End of life planning for people with dementia

If your loved one has dementia, how do you create an end-of-life plan that accounts for their wishes? We look at the challenges and benefits involved.

End-of-life planning can come with unique challenges for people living with dementia and their families. We discuss some challenges and benefits, and how to create an end-of-life plan.
 
When it comes to end-of-life planning each one of us should discuss our wishes and plans for the decisions that may need to be made on our behalf at the end of our lives.
 
Talking now with those close to you and finding out what their wishes are can avoid confusion, guilt and heartbreak for the whole family, particularly if they are unable to communicate their preferences at a time that may already be very stressful and difficult for all concerned.
 
While this can be true for many conditions or situations, it is more so for a condition like dementia, which impacts a person’s ability to communicate, reason and make decisions. If a person’s wishes are not made clear and discussed before diagnosis or early in the experience of living with dementia, your loved one may not be deemed to have capacity to do so at end of their life. This leaves families with the responsibility of making difficult decisions at an already difficult time.

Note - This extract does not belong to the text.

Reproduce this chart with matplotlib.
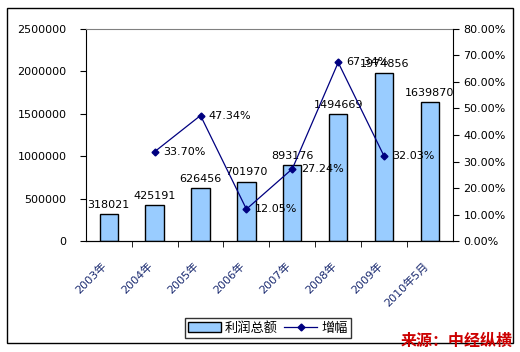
import matplotlib
matplotlib.use('Agg')
import matplotlib.pyplot as plt
import matplotlib.transforms as mtransforms
from matplotlib.patches import Rectangle
from matplotlib.lines import Line2D
from matplotlib.ticker import FuncFormatter, FixedLocator

plt.rcParams['font.family'] = ['DejaVu Sans', 'Noto Sans CJK SC']

# data
years = ['2003年', '2004年', '2005年', '2006年', '2007年', '2008年', '2009年', '2010年5月']
profit = [318021, 425191, 626456, 701970, 893176, 1494669, 1974856, 1639870]
growth_idx = [1, 2, 3, 4, 5, 6]
growth = [33.70, 47.34, 12.05, 27.24, 67.34, 32.03]

fig = plt.figure(figsize=(5.2, 3.52), dpi=100)
ax = fig.add_axes([0.165, 0.315, 0.706, 0.603])

x = list(range(len(years)))
ax.bar(x, profit, width=0.4, color='#99ccff', edgecolor='black', linewidth=1, zorder=2)
for xi, v in zip(x, profit):
    ax.annotate(str(v), (xi, v), xytext=(0, 3), textcoords='offset points',
                ha='center', va='bottom', fontsize=8)

ax.set_xlim(-0.5, len(years) - 0.5)
ax.set_ylim(0, 2500000)
ax.set_yticks(range(0, 2500001, 500000))
ax.yaxis.set_major_formatter(FuncFormatter(lambda v, p: '%d' % v))
ax.set_xticks(x)
ax.set_xticklabels(years, rotation=45, ha='right', rotation_mode='anchor',
                   color='#1a2a70', fontsize=8)
ax.tick_params(axis='x', length=0, pad=14)
# nudge rotated labels a little to the left, as in the original
shift = mtransforms.ScaledTranslation(-7 / 100, 0, fig.dpi_scale_trans)
for lab in ax.get_xticklabels():
    lab.set_transform(lab.get_transform() + shift)
ax.xaxis.set_minor_locator(FixedLocator([i + 0.5 for i in range(len(years) - 1)]))
ax.tick_params(axis='x', which='minor', length=4, direction='out')
ax.tick_params(axis='y', labelsize=8, length=4, pad=10)
ax.spines['top'].set_color('#808080')
ax.spines['right'].set_visible(False)

ax2 = ax.twinx()
ax2.plot(growth_idx, growth, color='#000080', linewidth=0.9, marker='D', markersize=3.5, zorder=3)
for xi, g in zip(growth_idx, growth):
    ax2.annotate('%.2f%%' % g, (xi, g), xytext=(6, 0), textcoords='offset points',
                 ha='left', va='center', fontsize=8)
ax2.set_ylim(0, 80)
ax2.set_yticks(range(0, 81, 10))
ax2.yaxis.set_major_formatter(FuncFormatter(lambda v, p: '%.2f%%' % v))
ax2.tick_params(axis='y', labelsize=8, length=4)
ax2.spines['top'].set_visible(False)
ax2.spines['left'].set_visible(False)

# legend
handles = [Rectangle((0, 0), 1, 1, facecolor='#99ccff', edgecolor='black'),
           Line2D([], [], color='#000080', marker='D', markersize=3.5, linewidth=0.9)]
fig.legend(handles, ['利润总额', '增幅'], loc='center', bbox_to_anchor=(0.515, 0.068),
           ncol=2, fontsize=9.5, frameon=True, fancybox=False, edgecolor='black',
           borderpad=0.25, handlelength=2.5, columnspacing=0.5, handletextpad=0.3,
           borderaxespad=0)

# outer border
fig.patches.append(Rectangle((7 / 520, 1 - 343 / 352), 506 / 520, 335 / 352,
                             transform=fig.transFigure, fill=False,
                             edgecolor='black', linewidth=1))

fig.text(0.986, 0.01, '来源：中经纵横', color='#cc0000', fontsize=11.5, fontweight='bold',
         ha='right', va='bottom', family=['Noto Sans CJK SC'])

fig.savefig('out.png', dpi=100)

Advice for people in this situation

The important thing is to plan well ahead and have the discussions now. Advance-care planning can be supported by documenting the treatments they wish to have or not to have, and by them appointing someone with their legal consent to make these decisions in the event they are unable to do so. This type of forward planning supports the whole family by guiding them in regards to decisions throughout the loved one’s experience of living with dementia.
 
People living with dementia may still have capacity to make decisions and, if so, be given opportunities to do so. This can depend on the type of dementia and the progression of the condition. Doctors, nurses and other health professionals can support the person and the family to assess decision-making capacity.
 
If this planning hasn’t happened, families need support to make ‘best interest decisions’ on their behalf. This means ensuring any decisions are in keeping with your loved one’s personality and beliefs and are reflective of how they have lived their life.

Daughter kissing elderly mother

What are the most important things to consider?

Help them make a detailed plan. Don’t just think about treatments or pain relief – they can also plan to have people and things around them that give them comfort and a sense of belonging. This could be music, food, spiritual and cultural preferences or needs. By encouraging your loved one to provide as much detail as possible about how they want the end of their life to be, they are in turn giving you the gift of comfort  during a difficult time.